— begin Excerpted records —
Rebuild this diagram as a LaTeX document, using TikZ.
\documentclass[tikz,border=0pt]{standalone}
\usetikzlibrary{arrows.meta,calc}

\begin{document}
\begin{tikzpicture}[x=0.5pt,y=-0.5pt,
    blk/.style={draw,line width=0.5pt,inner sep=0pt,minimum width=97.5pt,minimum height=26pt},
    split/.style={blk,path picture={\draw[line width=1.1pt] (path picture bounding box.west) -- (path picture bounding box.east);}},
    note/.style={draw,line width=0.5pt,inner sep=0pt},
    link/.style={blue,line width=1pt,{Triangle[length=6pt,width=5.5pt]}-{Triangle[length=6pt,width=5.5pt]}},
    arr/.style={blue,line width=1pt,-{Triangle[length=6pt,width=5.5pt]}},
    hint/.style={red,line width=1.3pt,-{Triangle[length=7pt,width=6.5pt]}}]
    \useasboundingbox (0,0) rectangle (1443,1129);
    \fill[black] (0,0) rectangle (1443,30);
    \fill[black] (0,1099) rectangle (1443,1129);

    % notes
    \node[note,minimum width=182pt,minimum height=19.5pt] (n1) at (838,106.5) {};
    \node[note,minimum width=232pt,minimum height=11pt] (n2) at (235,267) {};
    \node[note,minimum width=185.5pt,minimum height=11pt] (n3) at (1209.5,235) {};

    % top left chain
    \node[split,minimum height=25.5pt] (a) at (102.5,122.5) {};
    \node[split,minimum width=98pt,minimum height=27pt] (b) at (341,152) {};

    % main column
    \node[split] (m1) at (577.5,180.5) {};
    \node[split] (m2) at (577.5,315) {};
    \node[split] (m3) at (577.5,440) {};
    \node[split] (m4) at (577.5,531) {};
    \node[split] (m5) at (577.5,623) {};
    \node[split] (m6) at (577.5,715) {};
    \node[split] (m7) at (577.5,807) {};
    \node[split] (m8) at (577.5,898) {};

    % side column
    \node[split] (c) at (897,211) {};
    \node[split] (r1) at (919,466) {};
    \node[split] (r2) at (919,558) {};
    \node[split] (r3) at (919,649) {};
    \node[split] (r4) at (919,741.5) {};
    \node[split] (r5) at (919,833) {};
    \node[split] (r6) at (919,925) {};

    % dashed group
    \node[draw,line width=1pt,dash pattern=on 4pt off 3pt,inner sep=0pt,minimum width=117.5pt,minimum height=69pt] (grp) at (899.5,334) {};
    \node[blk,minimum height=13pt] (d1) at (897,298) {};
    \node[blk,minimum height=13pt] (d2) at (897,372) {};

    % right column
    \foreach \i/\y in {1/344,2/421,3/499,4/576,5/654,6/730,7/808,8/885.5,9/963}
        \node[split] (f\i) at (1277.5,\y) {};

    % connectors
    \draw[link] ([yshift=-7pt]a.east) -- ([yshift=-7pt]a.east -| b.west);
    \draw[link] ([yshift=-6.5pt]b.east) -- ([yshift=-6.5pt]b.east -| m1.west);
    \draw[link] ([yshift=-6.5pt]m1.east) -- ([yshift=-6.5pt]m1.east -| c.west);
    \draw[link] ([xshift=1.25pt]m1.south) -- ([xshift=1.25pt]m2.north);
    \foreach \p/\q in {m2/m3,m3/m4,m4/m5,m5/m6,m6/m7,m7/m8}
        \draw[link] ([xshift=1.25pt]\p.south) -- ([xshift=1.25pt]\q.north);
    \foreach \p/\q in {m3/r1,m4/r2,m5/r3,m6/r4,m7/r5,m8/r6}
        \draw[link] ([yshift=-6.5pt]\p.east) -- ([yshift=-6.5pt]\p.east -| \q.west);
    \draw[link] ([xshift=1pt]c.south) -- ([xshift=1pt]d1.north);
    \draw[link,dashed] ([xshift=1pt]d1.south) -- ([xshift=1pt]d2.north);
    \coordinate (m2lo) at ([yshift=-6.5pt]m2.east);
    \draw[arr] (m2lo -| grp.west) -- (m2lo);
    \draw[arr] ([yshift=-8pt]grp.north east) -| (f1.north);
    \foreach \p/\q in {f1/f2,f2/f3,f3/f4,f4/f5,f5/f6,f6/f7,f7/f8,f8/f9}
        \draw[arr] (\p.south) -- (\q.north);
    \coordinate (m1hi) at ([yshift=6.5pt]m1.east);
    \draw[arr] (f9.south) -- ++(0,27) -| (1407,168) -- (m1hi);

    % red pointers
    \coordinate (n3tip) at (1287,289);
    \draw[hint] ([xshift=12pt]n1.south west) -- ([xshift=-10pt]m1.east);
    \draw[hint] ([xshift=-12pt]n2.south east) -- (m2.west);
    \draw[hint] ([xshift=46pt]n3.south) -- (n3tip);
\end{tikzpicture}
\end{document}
— end Excerpted records —
— begin Excerpted records —
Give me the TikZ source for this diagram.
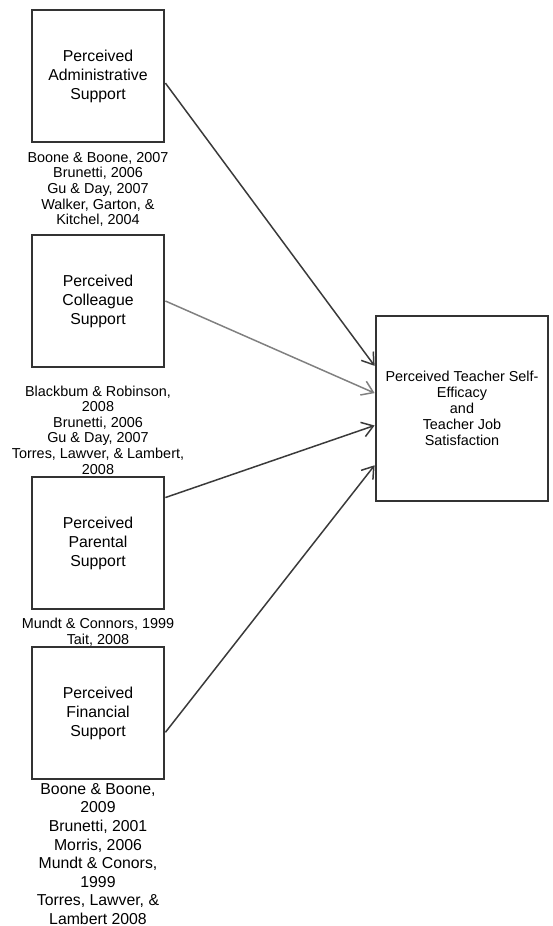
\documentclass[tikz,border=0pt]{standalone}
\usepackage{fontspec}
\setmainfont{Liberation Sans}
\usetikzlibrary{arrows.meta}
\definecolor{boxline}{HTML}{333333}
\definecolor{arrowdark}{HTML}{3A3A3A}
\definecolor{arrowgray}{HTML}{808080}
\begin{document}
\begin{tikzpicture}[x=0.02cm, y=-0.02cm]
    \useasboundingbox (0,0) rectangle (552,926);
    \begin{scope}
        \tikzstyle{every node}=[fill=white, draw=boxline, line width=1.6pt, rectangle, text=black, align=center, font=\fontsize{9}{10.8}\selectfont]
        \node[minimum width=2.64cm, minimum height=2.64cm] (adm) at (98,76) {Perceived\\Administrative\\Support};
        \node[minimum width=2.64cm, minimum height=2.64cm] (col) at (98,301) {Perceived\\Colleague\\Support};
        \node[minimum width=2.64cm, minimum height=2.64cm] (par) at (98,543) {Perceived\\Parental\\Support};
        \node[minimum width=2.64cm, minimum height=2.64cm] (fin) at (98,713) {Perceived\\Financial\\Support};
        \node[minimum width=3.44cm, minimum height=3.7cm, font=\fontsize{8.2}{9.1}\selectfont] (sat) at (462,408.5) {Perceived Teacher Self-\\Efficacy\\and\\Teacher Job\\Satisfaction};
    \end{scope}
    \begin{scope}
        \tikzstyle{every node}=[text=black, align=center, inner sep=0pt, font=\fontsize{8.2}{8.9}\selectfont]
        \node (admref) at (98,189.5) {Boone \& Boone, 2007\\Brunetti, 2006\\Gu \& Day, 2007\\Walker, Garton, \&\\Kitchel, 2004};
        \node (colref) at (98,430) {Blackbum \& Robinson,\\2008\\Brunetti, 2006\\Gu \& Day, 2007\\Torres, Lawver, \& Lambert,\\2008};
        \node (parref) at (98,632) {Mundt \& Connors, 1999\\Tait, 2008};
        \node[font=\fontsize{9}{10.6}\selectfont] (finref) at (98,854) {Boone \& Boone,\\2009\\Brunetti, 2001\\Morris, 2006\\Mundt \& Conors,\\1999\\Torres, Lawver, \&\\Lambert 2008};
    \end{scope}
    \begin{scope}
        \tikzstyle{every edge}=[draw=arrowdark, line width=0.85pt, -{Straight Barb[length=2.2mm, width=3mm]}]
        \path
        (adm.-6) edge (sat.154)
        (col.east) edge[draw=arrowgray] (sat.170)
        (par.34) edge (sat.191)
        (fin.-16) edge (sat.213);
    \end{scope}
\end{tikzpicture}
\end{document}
— end Excerpted records —
- _Directive_: Transcribe each line of the data above, unaltered, from the one where "Rebuild this diagram" appears to the one where "width=98pt,minimum height=27pt] (b)" appears, inclusive of both.

- _Task response_:
Rebuild this diagram as a LaTeX document, using TikZ.
\documentclass[tikz,border=0pt]{standalone}
\usetikzlibrary{arrows.meta,calc}

\begin{document}
\begin{tikzpicture}[x=0.5pt,y=-0.5pt,
    blk/.style={draw,line width=0.5pt,inner sep=0pt,minimum width=97.5pt,minimum height=26pt},
    split/.style={blk,path picture={\draw[line width=1.1pt] (path picture bounding box.west) -- (path picture bounding box.east);}},
    note/.style={draw,line width=0.5pt,inner sep=0pt},
    link/.style={blue,line width=1pt,{Triangle[length=6pt,width=5.5pt]}-{Triangle[length=6pt,width=5.5pt]}},
    arr/.style={blue,line width=1pt,-{Triangle[length=6pt,width=5.5pt]}},
    hint/.style={red,line width=1.3pt,-{Triangle[length=7pt,width=6.5pt]}}]
    \useasboundingbox (0,0) rectangle (1443,1129);
    \fill[black] (0,0) rectangle (1443,30);
    \fill[black] (0,1099) rectangle (1443,1129);

    % notes
    \node[note,minimum width=182pt,minimum height=19.5pt] (n1) at (838,106.5) {};
    \node[note,minimum width=232pt,minimum height=11pt] (n2) at (235,267) {};
    \node[note,minimum width=185.5pt,minimum height=11pt] (n3) at (1209.5,235) {};

    % top left chain
    \node[split,minimum height=25.5pt] (a) at (102.5,122.5) {};
    \node[split,minimum width=98pt,minimum height=27pt] (b) at (341,152) {};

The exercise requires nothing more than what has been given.